TASK DATA
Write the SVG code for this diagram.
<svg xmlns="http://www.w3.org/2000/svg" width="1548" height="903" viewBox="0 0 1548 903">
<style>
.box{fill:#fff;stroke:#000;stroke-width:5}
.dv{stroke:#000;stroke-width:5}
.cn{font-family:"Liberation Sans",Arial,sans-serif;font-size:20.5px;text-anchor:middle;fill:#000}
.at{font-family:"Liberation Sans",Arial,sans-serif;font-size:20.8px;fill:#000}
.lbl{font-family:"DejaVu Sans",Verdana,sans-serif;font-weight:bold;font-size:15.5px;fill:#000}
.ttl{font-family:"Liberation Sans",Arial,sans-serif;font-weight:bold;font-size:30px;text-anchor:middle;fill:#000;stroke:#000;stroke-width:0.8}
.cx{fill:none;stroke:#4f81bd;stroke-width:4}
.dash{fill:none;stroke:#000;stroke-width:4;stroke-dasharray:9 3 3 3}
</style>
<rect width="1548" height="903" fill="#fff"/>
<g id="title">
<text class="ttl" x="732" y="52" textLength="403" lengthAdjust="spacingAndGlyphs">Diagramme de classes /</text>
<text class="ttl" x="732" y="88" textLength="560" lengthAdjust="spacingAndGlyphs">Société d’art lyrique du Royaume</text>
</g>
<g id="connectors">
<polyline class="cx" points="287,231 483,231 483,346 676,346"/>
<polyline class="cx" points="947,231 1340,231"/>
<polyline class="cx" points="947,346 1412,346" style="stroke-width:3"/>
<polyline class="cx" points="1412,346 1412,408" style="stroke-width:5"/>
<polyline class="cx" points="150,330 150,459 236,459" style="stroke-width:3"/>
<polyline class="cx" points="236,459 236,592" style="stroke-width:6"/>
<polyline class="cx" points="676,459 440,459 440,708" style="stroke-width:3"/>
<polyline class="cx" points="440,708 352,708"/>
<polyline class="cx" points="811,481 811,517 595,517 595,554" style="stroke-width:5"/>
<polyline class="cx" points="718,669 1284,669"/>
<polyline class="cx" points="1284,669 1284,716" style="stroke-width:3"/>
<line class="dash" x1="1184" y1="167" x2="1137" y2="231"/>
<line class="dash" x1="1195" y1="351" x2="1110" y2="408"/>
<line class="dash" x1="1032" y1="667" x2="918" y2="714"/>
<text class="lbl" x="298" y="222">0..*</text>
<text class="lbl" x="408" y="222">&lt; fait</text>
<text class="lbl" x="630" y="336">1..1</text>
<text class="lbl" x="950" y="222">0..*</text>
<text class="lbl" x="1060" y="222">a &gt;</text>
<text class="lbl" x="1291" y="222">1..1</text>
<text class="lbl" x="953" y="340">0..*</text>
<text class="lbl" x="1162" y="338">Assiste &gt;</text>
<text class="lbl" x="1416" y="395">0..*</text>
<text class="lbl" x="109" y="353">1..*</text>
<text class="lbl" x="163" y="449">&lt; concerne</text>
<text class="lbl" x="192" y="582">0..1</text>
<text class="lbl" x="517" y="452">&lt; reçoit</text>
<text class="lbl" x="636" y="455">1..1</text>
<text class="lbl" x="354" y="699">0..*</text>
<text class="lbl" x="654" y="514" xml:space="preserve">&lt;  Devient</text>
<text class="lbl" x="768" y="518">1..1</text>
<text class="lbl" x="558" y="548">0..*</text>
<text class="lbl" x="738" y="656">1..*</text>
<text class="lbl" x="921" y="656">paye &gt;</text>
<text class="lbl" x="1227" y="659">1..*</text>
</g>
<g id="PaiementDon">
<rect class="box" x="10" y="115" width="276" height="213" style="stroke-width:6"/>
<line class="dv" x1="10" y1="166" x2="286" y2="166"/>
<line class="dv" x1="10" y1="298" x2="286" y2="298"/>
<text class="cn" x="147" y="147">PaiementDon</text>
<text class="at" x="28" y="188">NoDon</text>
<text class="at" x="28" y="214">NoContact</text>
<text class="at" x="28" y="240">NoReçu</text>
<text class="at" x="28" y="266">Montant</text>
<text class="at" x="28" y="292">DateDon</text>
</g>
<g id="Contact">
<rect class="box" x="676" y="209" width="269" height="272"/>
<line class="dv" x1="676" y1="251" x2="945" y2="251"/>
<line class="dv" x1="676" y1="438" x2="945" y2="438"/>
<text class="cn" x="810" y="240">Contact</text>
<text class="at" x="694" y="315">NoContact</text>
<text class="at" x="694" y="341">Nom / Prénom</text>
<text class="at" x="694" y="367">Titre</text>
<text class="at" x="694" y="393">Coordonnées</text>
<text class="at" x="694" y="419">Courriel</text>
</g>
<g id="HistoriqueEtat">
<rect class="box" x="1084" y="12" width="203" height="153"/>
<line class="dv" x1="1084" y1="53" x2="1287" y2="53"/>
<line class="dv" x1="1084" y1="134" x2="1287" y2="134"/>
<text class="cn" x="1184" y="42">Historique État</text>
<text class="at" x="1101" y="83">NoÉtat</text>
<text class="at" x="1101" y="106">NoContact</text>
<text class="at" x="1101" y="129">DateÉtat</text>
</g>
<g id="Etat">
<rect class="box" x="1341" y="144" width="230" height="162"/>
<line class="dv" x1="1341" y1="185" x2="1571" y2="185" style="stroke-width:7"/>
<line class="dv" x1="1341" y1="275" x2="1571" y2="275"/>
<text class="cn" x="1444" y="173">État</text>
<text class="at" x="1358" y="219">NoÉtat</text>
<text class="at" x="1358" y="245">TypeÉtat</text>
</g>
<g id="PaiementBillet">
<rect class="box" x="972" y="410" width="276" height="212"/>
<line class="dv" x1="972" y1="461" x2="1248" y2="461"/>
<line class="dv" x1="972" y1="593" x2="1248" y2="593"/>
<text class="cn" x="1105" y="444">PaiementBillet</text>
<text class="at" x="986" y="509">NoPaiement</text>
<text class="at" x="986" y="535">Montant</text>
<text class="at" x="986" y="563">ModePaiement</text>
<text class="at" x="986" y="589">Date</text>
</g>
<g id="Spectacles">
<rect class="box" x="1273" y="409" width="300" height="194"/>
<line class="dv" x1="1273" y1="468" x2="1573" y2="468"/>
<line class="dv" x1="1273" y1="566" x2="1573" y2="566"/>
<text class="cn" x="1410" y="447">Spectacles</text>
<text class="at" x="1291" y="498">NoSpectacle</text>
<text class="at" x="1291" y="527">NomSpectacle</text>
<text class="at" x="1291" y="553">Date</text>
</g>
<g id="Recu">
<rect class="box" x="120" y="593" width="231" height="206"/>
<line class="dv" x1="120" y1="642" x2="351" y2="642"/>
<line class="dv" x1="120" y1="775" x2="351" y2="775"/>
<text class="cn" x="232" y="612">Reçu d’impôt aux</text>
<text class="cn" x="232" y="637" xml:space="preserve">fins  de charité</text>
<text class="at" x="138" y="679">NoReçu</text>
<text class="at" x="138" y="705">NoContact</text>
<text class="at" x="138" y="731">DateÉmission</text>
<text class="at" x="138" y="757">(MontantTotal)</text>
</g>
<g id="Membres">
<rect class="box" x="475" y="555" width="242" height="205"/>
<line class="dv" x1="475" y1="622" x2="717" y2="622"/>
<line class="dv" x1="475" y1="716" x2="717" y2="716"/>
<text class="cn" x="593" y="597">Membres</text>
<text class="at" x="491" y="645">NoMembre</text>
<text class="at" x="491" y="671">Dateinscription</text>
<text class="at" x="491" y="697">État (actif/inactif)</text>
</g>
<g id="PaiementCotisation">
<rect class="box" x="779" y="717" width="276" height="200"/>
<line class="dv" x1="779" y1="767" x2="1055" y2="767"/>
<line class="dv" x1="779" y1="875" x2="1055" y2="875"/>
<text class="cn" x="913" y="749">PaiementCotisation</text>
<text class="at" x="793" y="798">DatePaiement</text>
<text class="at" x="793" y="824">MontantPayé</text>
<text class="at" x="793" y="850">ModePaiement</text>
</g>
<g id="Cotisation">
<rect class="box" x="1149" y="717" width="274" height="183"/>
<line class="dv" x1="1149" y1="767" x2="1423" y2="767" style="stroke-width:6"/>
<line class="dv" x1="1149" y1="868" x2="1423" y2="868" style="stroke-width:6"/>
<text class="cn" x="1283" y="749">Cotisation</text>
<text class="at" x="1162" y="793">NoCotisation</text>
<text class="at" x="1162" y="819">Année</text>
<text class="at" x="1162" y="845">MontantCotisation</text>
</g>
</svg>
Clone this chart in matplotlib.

DIRECTIVE
Only lines with the word "this" are wanted, so copy each one from the records.

OUTPUT
Write the SVG code for this diagram.
Clone this chart in matplotlib.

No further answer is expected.